Supplied data -
--------

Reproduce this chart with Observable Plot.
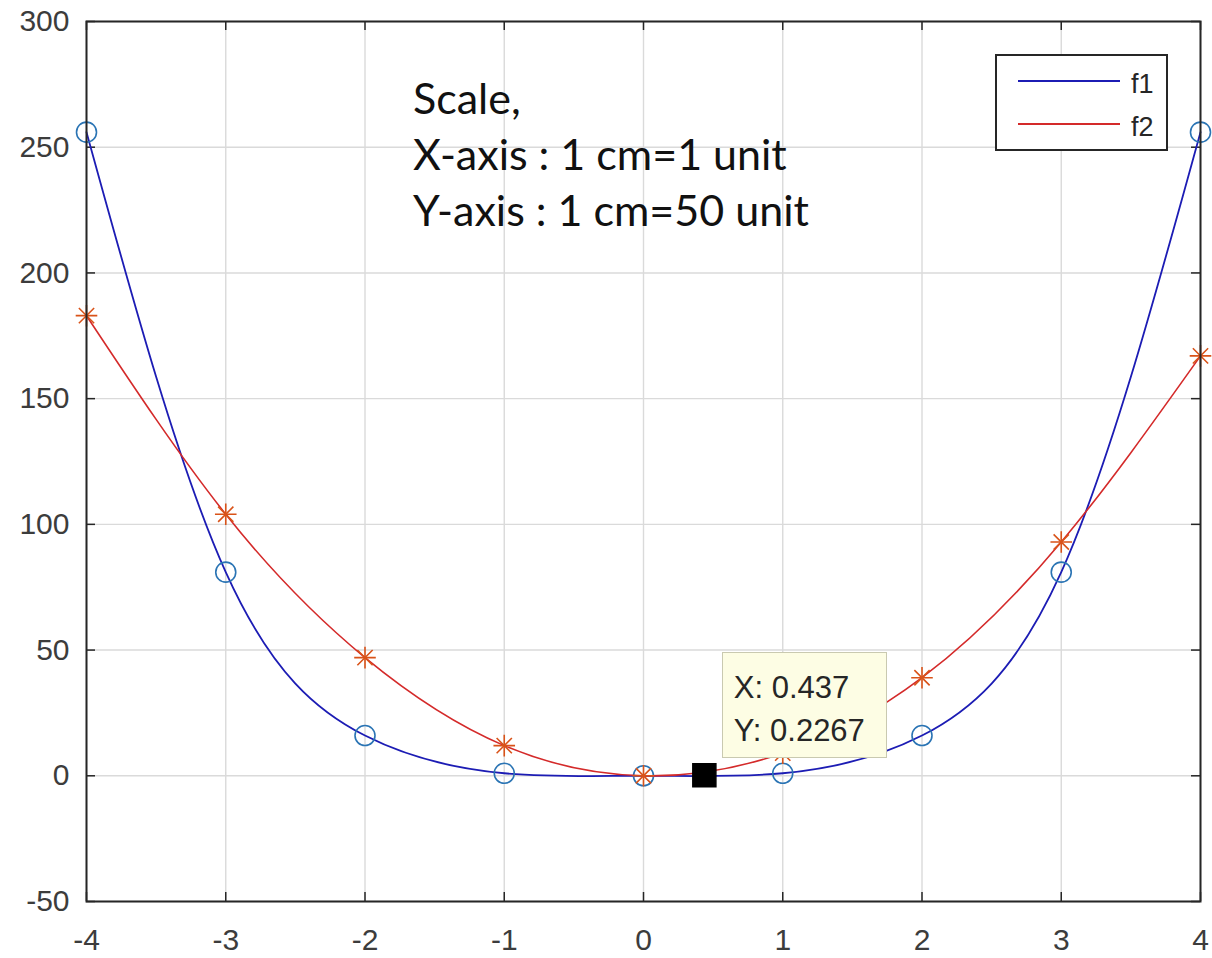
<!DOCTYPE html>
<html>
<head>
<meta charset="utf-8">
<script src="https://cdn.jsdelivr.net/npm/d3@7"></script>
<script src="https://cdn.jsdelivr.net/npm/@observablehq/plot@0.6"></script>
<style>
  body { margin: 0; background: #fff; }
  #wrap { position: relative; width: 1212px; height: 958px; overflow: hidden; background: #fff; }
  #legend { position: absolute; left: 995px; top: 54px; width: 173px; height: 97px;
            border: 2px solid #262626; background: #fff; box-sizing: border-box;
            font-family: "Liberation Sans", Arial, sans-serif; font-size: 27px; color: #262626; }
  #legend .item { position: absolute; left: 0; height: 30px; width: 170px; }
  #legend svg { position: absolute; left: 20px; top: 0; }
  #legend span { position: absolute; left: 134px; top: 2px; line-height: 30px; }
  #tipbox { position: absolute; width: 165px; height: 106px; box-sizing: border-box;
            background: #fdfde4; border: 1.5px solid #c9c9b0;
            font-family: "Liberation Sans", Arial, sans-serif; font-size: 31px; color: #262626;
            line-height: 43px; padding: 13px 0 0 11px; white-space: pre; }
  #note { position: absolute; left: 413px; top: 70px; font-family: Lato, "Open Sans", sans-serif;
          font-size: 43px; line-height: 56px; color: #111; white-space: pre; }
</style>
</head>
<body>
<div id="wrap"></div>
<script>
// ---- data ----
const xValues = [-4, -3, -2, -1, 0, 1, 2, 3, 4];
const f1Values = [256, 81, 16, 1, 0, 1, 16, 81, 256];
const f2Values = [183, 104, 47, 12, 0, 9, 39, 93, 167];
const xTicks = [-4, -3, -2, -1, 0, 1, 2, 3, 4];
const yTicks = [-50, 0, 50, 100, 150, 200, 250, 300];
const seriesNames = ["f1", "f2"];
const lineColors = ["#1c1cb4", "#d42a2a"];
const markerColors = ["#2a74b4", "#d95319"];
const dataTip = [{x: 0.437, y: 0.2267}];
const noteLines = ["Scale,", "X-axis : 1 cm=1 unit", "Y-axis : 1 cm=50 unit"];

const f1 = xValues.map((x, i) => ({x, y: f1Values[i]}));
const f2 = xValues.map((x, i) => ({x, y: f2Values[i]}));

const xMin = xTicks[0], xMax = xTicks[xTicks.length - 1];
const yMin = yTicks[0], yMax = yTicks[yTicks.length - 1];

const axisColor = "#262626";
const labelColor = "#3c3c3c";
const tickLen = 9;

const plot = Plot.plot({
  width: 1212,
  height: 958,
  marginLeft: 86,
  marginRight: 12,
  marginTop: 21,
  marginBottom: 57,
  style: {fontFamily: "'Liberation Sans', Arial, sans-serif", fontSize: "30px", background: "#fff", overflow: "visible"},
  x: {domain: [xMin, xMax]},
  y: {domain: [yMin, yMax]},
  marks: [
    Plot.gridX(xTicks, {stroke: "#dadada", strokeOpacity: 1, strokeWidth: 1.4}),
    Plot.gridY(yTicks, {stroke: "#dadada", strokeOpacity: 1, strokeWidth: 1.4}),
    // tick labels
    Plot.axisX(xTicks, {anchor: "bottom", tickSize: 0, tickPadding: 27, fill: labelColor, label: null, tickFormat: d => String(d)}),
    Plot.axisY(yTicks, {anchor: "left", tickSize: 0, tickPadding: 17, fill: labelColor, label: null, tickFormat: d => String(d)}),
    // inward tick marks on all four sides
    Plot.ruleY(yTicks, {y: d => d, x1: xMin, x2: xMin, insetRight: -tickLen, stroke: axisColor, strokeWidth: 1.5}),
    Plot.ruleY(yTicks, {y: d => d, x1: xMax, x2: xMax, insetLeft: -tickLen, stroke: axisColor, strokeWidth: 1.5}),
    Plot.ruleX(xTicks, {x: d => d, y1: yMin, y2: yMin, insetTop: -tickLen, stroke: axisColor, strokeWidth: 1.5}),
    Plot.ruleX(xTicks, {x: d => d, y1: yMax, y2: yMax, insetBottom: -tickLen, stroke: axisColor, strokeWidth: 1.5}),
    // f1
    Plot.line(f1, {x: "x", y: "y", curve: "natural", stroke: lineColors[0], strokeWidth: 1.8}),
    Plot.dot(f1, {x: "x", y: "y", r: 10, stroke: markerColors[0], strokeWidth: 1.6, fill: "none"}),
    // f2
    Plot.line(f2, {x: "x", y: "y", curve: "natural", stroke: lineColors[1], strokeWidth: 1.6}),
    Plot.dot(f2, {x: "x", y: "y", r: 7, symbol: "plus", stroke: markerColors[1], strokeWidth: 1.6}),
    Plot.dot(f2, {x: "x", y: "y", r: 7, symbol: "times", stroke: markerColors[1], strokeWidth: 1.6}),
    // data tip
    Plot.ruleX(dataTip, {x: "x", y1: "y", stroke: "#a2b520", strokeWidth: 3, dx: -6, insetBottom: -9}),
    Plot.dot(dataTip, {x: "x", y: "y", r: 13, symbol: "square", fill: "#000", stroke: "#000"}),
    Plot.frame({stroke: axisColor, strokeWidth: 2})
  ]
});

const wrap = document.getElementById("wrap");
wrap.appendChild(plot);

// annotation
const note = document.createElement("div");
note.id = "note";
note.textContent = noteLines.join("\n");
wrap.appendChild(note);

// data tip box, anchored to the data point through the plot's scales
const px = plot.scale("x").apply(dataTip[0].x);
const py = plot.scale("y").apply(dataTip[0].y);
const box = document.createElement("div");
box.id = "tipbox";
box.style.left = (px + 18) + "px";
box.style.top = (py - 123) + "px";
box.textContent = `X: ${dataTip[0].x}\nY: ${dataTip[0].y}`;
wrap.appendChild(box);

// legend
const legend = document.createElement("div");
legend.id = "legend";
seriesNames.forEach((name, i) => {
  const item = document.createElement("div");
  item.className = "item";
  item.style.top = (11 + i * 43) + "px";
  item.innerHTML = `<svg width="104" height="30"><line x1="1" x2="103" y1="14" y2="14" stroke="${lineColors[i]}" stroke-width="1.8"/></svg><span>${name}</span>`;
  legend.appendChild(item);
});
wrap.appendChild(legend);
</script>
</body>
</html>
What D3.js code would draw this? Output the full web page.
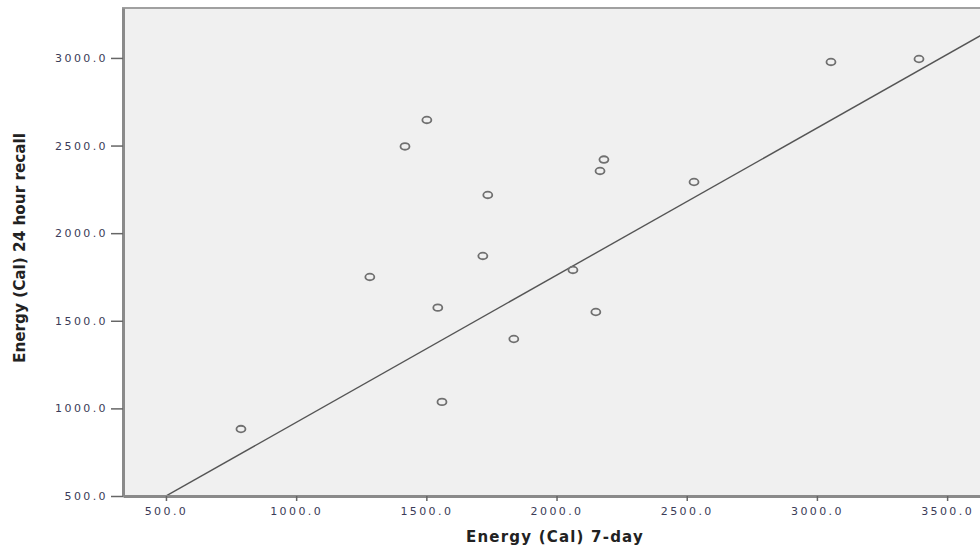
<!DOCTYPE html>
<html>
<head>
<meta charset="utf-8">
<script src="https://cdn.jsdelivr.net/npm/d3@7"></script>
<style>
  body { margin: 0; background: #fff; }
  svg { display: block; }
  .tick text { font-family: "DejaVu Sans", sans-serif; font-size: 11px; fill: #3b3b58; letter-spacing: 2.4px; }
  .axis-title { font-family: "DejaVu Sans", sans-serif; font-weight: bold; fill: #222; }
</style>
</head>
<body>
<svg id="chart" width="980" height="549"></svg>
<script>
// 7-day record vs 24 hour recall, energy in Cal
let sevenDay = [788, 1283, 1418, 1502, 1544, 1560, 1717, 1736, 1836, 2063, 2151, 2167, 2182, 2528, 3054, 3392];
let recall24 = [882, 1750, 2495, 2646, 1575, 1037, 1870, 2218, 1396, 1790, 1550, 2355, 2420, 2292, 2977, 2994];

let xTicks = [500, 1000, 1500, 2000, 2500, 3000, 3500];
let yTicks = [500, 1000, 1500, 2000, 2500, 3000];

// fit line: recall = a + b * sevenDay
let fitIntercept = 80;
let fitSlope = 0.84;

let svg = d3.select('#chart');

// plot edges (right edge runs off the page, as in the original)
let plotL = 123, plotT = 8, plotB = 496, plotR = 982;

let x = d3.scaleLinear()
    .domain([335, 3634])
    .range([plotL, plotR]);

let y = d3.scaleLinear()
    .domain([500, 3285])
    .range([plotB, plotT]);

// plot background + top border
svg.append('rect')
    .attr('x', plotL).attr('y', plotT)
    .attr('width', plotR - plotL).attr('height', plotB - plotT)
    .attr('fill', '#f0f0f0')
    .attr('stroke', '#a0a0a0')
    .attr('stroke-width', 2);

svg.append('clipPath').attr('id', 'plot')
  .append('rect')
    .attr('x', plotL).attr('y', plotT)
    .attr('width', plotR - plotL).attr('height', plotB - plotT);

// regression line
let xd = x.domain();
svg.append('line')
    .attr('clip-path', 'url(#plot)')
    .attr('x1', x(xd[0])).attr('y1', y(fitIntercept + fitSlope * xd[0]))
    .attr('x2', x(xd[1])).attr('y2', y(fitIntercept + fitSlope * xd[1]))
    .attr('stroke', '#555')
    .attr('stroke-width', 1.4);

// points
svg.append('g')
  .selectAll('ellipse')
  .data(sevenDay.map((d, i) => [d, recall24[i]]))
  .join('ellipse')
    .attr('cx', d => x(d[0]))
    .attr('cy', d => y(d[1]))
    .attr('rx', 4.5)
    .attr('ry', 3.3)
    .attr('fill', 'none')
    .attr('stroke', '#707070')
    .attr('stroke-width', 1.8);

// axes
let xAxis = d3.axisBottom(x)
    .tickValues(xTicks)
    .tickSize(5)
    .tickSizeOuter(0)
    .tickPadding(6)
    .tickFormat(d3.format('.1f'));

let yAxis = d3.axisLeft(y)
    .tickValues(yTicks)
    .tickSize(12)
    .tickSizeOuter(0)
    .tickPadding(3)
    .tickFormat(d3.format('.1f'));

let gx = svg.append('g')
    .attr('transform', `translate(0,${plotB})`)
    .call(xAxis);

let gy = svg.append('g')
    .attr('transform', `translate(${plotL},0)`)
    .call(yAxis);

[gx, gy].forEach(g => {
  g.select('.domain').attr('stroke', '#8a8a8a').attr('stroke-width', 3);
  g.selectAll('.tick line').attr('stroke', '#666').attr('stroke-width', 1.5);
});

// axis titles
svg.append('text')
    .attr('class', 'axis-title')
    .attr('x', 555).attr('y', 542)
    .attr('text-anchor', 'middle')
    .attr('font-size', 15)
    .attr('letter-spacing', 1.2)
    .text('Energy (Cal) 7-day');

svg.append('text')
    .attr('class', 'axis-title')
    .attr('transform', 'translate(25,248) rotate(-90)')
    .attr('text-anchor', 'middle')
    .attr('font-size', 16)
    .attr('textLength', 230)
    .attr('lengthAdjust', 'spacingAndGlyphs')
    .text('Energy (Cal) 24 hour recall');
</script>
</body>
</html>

--------

Your task - Only the lines from the one with "What D3.js code" through the one with "2292, 2977, 2994];", both included, go in the copy, exactly as written. Leave the pictures behind.

Problem solution -
What D3.js code would draw this? Output the full web page.
<!DOCTYPE html>
<html>
<head>
<meta charset="utf-8">
<script src="https://cdn.jsdelivr.net/npm/d3@7"></script>
<style>
  body { margin: 0; background: #fff; }
  svg { display: block; }
  .tick text { font-family: "DejaVu Sans", sans-serif; font-size: 11px; fill: #3b3b58; letter-spacing: 2.4px; }
  .axis-title { font-family: "DejaVu Sans", sans-serif; font-weight: bold; fill: #222; }
</style>
</head>
<body>
<svg id="chart" width="980" height="549"></svg>
<script>
// 7-day record vs 24 hour recall, energy in Cal
let sevenDay = [788, 1283, 1418, 1502, 1544, 1560, 1717, 1736, 1836, 2063, 2151, 2167, 2182, 2528, 3054, 3392];
let recall24 = [882, 1750, 2495, 2646, 1575, 1037, 1870, 2218, 1396, 1790, 1550, 2355, 2420, 2292, 2977, 2994];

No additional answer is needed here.